Poor Pretty Eddie
1975 hillbilly thriller
Rating: 10/20
Plot: After a jazz singer's car breaks down in the middle of nowhere, she finds herself at the mercy of Shelley Winters and a horny guy who thinks he's the next Elvis.
Rednecksploitation? Was that a thing? This seems like a cheap attempt to capitalize on the success of Deliverance but is far too bizarre to be taken seriously. Of course, it's bizarre flavor is what gives it any appeal at all. It's a clone of nothing at all but very much something that could only have been made in the 1970s. The best thing most people who stumble upon this are going to say is that it's unique. Most, however, are going to call it garbage, but those are people who wouldn't be able to stomach your typical John Waters flick.
With a score heavy on the always-underappreciated jaw harp and taxidermy close-ups, this never really pretends to be mainstream. There's clearly an attempt to create some sort of C-grade art. An early photo montage--right after a scene where Elvis and a big Jaws-looking guy (the James Bond villain--not the shark) nearly fight and then engage in chortling--give the thing an artsy vibe with its visuals. There's an amazing scene at a dam with a "publicity shot" that was really well done. And there was one of the oddest rape sequences you'll ever see with this awful song--"Make Believe You Love Me All Night Long" is the title I'm giving it--the physical assault juxtaposed with shots of a hick collective watching a couple dogs go at it.
It's hard to know what was a serious attempt at drama and what, if anything, was supposed to be black comedy. It's all just so clumsy although again, that's really part of the appeal. But when the jazz singer reports the rape the local sheriff (more on him later), it's impossible not to think this is supposed to be funny. Because rape, I'm guessing, was hilarious back in the 1970s. But the questions the sheriff asks, the strange offer of a tomato, and the hilarious doodles really make you think something else is going on here.

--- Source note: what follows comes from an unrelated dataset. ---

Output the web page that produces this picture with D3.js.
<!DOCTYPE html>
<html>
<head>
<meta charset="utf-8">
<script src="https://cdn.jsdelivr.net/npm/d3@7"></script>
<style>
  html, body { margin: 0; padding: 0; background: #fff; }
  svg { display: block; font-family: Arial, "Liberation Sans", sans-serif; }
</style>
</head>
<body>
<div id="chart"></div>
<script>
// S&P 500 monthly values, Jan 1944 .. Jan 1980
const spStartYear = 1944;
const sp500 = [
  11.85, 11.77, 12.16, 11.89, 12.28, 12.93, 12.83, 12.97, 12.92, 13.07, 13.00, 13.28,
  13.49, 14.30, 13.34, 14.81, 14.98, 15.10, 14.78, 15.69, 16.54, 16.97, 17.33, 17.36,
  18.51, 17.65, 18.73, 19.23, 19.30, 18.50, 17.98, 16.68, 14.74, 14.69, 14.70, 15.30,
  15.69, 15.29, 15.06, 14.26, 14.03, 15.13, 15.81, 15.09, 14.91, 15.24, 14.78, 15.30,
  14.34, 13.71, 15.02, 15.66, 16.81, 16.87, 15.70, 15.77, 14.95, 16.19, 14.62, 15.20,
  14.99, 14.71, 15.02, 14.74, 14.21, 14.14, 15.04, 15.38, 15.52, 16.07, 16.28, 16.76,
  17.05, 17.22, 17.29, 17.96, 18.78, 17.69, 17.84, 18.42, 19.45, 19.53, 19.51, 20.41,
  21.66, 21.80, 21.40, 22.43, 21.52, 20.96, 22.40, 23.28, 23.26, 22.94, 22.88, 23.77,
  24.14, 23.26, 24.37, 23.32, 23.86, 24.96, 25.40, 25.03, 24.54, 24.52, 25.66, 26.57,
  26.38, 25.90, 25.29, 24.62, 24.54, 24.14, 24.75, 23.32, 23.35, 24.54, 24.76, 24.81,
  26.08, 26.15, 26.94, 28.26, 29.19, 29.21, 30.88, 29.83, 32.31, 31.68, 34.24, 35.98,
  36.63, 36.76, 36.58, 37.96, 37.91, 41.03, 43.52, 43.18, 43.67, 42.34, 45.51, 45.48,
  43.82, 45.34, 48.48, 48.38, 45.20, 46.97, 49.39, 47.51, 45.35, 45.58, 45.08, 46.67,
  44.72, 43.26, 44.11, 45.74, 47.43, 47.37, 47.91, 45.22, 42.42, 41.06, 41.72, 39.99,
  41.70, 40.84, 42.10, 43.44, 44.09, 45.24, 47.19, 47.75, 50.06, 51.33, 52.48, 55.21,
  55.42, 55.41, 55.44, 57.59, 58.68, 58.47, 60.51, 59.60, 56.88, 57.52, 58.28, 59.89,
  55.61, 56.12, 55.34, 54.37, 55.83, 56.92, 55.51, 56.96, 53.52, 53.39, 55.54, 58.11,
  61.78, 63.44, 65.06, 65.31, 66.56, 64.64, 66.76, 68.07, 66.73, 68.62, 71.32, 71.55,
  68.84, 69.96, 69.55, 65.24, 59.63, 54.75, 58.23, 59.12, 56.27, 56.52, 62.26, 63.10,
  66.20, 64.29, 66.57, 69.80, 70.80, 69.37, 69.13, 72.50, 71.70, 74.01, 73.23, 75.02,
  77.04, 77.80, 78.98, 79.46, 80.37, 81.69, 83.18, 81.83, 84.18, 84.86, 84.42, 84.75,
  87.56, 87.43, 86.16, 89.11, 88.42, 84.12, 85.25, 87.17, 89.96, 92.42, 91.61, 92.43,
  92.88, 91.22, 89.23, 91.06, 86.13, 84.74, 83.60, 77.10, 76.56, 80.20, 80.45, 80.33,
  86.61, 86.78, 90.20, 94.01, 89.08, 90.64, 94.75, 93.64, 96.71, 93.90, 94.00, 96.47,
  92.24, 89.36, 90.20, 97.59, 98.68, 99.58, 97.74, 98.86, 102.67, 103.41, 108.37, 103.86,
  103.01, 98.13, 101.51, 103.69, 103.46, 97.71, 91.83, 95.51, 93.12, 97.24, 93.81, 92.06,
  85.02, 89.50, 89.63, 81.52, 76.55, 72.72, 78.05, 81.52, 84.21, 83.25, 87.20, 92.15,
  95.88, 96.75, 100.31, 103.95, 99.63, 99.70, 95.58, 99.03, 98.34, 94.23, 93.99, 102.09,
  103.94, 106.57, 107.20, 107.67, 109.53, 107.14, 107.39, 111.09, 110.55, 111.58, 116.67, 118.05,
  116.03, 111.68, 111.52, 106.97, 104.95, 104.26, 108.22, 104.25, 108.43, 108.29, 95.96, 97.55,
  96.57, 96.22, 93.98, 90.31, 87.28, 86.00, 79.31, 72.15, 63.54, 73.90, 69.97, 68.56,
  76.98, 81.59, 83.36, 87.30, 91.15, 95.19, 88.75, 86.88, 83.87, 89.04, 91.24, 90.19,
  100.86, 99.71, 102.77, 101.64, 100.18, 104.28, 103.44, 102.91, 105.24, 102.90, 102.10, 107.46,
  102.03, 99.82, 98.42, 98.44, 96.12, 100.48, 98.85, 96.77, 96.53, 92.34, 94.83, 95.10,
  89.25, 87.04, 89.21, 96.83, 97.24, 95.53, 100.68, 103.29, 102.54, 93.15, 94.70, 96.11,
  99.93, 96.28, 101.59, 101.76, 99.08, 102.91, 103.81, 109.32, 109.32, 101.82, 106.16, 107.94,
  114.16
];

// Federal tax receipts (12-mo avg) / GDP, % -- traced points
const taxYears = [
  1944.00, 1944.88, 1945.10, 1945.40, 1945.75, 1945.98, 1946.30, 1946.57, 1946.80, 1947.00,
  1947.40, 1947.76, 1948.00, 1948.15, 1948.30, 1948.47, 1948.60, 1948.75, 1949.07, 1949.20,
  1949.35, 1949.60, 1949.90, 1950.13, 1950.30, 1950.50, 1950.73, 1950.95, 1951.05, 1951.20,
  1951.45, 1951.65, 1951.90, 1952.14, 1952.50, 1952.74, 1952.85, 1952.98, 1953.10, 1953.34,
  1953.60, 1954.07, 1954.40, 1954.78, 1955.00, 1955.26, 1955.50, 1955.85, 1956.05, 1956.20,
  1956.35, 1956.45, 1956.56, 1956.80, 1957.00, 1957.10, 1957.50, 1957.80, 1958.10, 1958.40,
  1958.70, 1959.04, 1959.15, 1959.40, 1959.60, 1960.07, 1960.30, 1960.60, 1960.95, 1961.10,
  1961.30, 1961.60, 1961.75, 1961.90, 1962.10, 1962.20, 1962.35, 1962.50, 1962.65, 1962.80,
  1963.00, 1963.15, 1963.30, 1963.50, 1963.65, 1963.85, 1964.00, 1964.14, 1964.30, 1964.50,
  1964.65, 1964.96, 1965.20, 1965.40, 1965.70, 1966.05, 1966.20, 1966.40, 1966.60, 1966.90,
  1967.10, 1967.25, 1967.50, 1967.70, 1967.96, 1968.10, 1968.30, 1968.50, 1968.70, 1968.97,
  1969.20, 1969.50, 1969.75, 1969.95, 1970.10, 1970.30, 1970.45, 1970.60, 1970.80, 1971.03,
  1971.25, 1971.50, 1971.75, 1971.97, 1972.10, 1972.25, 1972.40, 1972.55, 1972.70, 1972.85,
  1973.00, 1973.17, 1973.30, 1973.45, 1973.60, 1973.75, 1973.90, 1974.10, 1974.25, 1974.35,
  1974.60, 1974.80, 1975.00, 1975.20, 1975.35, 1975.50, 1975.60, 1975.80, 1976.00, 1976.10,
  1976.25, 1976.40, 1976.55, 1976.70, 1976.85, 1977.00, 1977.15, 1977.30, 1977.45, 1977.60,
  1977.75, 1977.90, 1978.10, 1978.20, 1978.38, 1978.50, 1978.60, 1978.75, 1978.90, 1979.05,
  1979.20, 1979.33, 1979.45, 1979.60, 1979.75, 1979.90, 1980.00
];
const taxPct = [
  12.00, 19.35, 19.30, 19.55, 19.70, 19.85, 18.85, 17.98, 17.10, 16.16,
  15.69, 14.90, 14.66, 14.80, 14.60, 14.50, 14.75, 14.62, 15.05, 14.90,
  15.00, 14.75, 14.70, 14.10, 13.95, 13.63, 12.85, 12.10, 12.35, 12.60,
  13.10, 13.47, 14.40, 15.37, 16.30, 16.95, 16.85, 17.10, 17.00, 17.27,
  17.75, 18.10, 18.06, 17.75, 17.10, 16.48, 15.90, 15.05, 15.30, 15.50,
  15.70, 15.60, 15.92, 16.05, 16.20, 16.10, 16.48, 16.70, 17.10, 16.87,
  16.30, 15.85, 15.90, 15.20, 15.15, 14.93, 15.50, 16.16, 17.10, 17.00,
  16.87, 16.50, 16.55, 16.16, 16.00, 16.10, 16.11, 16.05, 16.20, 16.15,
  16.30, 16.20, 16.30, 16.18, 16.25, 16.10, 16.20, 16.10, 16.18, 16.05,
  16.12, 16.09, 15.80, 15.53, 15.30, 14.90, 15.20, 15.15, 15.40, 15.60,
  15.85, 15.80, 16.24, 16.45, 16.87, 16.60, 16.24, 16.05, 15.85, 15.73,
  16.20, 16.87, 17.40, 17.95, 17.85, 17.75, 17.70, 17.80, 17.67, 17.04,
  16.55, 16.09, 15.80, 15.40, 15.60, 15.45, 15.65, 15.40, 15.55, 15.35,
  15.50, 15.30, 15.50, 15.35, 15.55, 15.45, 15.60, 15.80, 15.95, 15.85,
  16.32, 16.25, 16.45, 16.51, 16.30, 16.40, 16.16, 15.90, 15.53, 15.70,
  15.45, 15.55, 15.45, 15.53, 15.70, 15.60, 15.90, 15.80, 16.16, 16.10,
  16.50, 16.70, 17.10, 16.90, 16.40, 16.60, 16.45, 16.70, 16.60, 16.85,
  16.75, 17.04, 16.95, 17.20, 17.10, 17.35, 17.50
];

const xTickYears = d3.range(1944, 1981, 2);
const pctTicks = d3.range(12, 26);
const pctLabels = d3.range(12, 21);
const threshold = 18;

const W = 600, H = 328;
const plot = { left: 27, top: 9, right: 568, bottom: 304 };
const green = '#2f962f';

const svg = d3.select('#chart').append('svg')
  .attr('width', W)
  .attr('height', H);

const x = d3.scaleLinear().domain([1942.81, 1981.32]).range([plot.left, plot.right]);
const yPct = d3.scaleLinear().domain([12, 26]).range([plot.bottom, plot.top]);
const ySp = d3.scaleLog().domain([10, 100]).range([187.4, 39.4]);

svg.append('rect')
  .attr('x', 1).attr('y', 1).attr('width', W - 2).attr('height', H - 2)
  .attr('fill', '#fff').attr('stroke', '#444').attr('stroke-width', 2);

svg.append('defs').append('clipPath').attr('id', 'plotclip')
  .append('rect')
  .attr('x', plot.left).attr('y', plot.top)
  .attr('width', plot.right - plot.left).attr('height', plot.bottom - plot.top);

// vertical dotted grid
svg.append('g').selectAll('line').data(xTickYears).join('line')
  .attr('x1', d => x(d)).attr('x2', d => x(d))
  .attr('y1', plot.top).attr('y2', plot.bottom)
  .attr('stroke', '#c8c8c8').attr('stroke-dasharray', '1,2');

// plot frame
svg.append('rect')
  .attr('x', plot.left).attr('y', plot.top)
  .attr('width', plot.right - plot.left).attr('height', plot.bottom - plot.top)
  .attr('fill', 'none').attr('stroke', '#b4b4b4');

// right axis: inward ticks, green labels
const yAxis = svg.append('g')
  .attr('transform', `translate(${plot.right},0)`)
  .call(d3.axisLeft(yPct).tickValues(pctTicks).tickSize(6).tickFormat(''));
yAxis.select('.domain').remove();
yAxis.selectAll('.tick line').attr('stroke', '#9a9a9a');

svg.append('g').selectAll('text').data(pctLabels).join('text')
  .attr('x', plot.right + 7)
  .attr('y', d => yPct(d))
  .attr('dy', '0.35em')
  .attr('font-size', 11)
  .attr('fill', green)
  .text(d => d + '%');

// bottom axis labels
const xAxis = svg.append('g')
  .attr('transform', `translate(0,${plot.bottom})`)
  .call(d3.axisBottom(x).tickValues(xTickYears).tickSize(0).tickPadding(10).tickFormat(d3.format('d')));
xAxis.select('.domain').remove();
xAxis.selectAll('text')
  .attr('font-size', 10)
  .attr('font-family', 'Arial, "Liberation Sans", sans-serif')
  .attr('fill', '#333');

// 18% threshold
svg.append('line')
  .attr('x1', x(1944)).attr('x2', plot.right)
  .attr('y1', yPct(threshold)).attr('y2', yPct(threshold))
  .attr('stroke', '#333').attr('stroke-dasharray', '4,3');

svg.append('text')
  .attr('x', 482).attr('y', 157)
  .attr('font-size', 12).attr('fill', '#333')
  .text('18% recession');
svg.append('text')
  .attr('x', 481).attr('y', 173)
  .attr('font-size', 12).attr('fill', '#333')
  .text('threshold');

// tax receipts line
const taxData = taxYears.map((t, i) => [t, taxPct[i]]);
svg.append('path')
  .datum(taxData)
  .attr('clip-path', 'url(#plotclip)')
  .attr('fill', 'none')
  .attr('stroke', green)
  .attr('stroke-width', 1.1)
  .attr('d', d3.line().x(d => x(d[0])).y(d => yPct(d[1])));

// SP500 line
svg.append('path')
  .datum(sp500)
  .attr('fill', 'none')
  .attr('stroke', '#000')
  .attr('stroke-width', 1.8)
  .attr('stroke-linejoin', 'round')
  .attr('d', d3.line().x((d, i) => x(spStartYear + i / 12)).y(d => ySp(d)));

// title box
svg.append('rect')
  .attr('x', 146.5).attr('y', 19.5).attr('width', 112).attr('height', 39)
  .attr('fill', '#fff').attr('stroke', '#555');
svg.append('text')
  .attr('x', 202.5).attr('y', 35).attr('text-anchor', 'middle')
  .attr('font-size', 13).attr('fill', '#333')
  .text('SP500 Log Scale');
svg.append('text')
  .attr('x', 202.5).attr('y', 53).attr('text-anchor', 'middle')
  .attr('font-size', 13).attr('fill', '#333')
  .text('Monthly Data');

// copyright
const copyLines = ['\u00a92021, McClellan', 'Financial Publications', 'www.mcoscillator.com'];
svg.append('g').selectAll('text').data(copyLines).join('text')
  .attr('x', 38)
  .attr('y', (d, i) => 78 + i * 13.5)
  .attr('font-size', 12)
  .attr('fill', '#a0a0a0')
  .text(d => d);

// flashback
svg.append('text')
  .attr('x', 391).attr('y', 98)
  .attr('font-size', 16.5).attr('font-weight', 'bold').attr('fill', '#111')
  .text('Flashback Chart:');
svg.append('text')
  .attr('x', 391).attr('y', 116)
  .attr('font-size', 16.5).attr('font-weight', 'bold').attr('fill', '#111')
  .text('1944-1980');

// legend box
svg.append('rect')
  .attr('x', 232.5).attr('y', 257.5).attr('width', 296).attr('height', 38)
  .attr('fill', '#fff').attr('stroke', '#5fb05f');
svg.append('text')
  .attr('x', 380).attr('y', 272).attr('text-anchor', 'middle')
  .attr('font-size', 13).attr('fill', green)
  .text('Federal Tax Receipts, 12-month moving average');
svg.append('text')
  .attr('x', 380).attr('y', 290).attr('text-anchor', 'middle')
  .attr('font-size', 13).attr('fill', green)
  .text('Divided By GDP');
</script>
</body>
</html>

Really, the beauty of this movie is in its cast. Add this to the pile of odd career choices Shelley Winters, possibly aided by an agent with a sick sense of humor or some sort of personal vendetta, had in the 1970s. She seems drunk out of her mind here, but that might just be really good acting. Belching out lines like "You are an ugly bitch!", naturally to herself in a mirror; emitting noises that might make it impossible for me to have sexual intercourse for a couple months; and sharing redneck wisdom like "You'll fight God and seven different types of alligators to keep your man there" give Winters a lot to work with, that great kind of humiliating character that she can really chew on. Literally, I mean, as she probably ate half of the characters she played.
And that aforementioned sheriff? Why, that's none other than Slim Fucking Pickens. He gets a sidekick, an inbred armed with a slingshot, and every single thing he says is just pure redneck poetry. "Would you like to suck on a tomato?" "Did he bite you on the titties?" "Sweet Jesus! That's a fine piece of evidence." I've always been of the opinion that Slim Pickens could make any movie better, and although this seems like a strange career choice on the heels of a bunch of Disney TV stuff, Pat Garrett and Billy the Kid, and Blazing Saddles, I sure am happy he was in this. Ted Cassidy plays Hillbilly Jaws, and Dub Taylor creeps things up even more as Justice of the Peace Floyd, spending the movie cackling when he isn't spouting out gems like "Just as plain as an ass on a goat."
It's a very strange movie that deserves to be a cult classic and actually something that I'd watch again in ten years or so when I get an itch for the kind of erection that only seeing Shelley Winters and Slim Pickens on the screen at the same time can bring.